Open gminorcoles opened 1 year ago
Hey, sorry, I'm chronically bad at GitHub notifications.
I think that's a really cool idea. My knowledge on the theoretical CS part of parsing theory etc. is fuzzy at best so I can't think through what an implementation would look like here for PEG as opposed to EBNF/CFG, but I would be thrilled to see that work.
The actual EBNF parsing code here was ported directly from that equivalent feature in llama.cpp with essentially no changes. I think it would be really excellent if we could support a richer format or a handful of them (this dialect of EBNF is quite rudimentary). I don't currently have any plans to work on this myself.

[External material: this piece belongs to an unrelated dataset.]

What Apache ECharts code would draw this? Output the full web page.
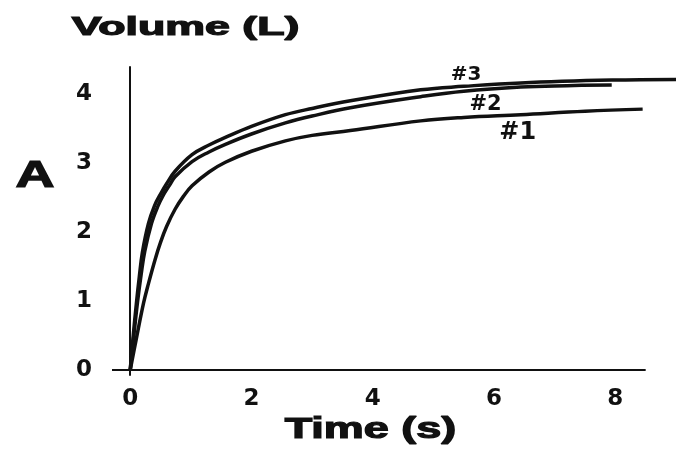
<!DOCTYPE html>
<html>
<head>
<meta charset="utf-8">
<script src="https://cdn.jsdelivr.net/npm/echarts@6/dist/echarts.min.js"></script>
<style>
html,body{margin:0;padding:0;background:#fff;}
#chart{width:676px;height:452px;}
</style>
</head>
<body>
<div id="chart"></div>
<script>
// Time (s) / Volume (L) for each trial
var trial1 = [[0,0],[0.1,0.45],[0.22,0.97],[0.3,1.25],[0.41,1.6],[0.5,1.85],[0.6,2.08],[0.74,2.33],[0.88,2.52],[1.02,2.67],[1.3,2.87],[1.57,3.01],[2.0,3.17],[2.56,3.32],[3.0,3.40],[3.63,3.47],[4.79,3.61],[5.5,3.66],[6.44,3.70],[7.5,3.75],[8.45,3.78]];
var trial2 = [[0,0],[0.06,0.5],[0.12,0.98],[0.18,1.38],[0.24,1.72],[0.35,2.12],[0.45,2.36],[0.55,2.54],[0.65,2.68],[0.74,2.80],[1.02,3.02],[1.3,3.16],[1.57,3.27],[2.0,3.42],[2.56,3.58],[3.0,3.68],[3.63,3.80],[4.79,3.96],[5.5,4.04],[6.44,4.10],[7.2,4.12],[7.94,4.13]];
var trial3 = [[0,0],[0.05,0.5],[0.1,0.95],[0.15,1.35],[0.2,1.70],[0.3,2.12],[0.4,2.38],[0.5,2.55],[0.6,2.70],[0.74,2.88],[1.02,3.12],[1.3,3.26],[1.57,3.37],[2.0,3.53],[2.56,3.70],[3.0,3.79],[3.63,3.90],[4.79,4.06],[5.5,4.11],[6.44,4.16],[7.94,4.20],[9.0,4.21]];
var seriesNames = ['#1', '#2', '#3'];
var xTicks = [0, 2, 4, 6, 8];
var yTicks = [0, 1, 2, 3, 4];
var titleText = 'Volume (L)';
var xName = 'Time (s)';
var panelLetter = 'A';

var chart = echarts.init(document.getElementById('chart'));
var lineColor = '#111';
function mk(name, data, withAxis) {
  var s = {
    name: name, type: 'line', data: data, smooth: 0.4,
    showSymbol: false, clip: false,
    lineStyle: { color: lineColor, width: 3.5 }
  };
  if (withAxis) {
    // drawn x-axis baseline, from -0.3 s to 8.5 s at volume 0
    s.markLine = {
      silent: true, symbol: 'none', label: { show: false },
      lineStyle: { type: 'solid', color: '#111', width: 2 },
      data: [[{ coord: [-0.3, 0] }, { coord: [8.5, 0] }]]
    };
  }
  return s;
}
chart.setOption({
  animation: false,
  backgroundColor: '#fff',
  grid: { left: 112, right: 0, top: 67, bottom: 77 },
  xAxis: {
    type: 'value', min: -0.3, max: 9.0,
    axisLine: { show: false },
    axisTick: { show: false },
    splitLine: { show: false },
    axisLabel: { customValues: xTicks, margin: 13, color: '#111', fontFamily: 'DejaVu Sans', fontWeight: 'bold', fontSize: 23 }
  },
  yAxis: {
    type: 'value', min: -0.07, max: 4.39,
    axisLine: { show: true, onZero: true, lineStyle: { color: '#111', width: 2 } },
    axisTick: { show: false },
    splitLine: { show: false },
    axisLabel: { customValues: yTicks, margin: 20, color: '#111', fontFamily: 'DejaVu Sans', fontWeight: 'bold', fontSize: 23 }
  },
  series: [mk(seriesNames[0], trial1, true), mk(seriesNames[1], trial2), mk(seriesNames[2], trial3)]
});

// annotation anchors in data space (time, volume)
var anchors = [[6.39, 3.44, 24], [5.86, 3.85, 21], [5.54, 4.28, 20]];
var g = [];
seriesNames.forEach(function (n, i) {
  var p = chart.convertToPixel({ gridIndex: 0 }, [anchors[i][0], anchors[i][1]]);
  g.push({ type: 'text', x: p[0], y: p[1], style: { text: n, font: 'bold ' + anchors[i][2] + 'px "DejaVu Sans"', fill: '#111', textAlign: 'center', textVerticalAlign: 'middle' } });
});
g.push({ type: 'text', x: 185.5, y: 28, scaleX: 1.72, style: { text: titleText, font: 'bold 26px "Liberation Sans"', fill: '#111', stroke: '#111', lineWidth: 1.2, textAlign: 'center', textVerticalAlign: 'middle' } });
g.push({ type: 'text', x: 370.5, y: 430, scaleX: 1.5, style: { text: xName, font: 'bold 30px "Liberation Sans"', fill: '#111', stroke: '#111', lineWidth: 1.2, textAlign: 'center', textVerticalAlign: 'middle' } });
g.push({ type: 'text', x: 35, y: 177, scaleX: 1.5, style: { text: panelLetter, font: 'bold 36px "Liberation Sans"', fill: '#111', stroke: '#111', lineWidth: 1.2, textAlign: 'center', textVerticalAlign: 'middle' } });
chart.setOption({ graphic: g });
</script>
</body>
</html>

this is cool, thanks for starting down this path with PyTorch. I came here from the HN discussion. I have been focusing on llama 2 since it seems for me to be a bit of a tipping point and its time to dig into local LLMs.
So lets say I want to limit the output of llama to valid Python code? The python grammar seems no longer to be EBNF but rather PEG. I was thinking that for my purposes I would actually be very happy if the LLM output was constrained to valid python AST. Either of these requires a different parser and thus code to handle each case.
Have you thought about how to handle this potential proliferation of parser formats? I am probably going to try to copy your approach and extend this to handle python AST.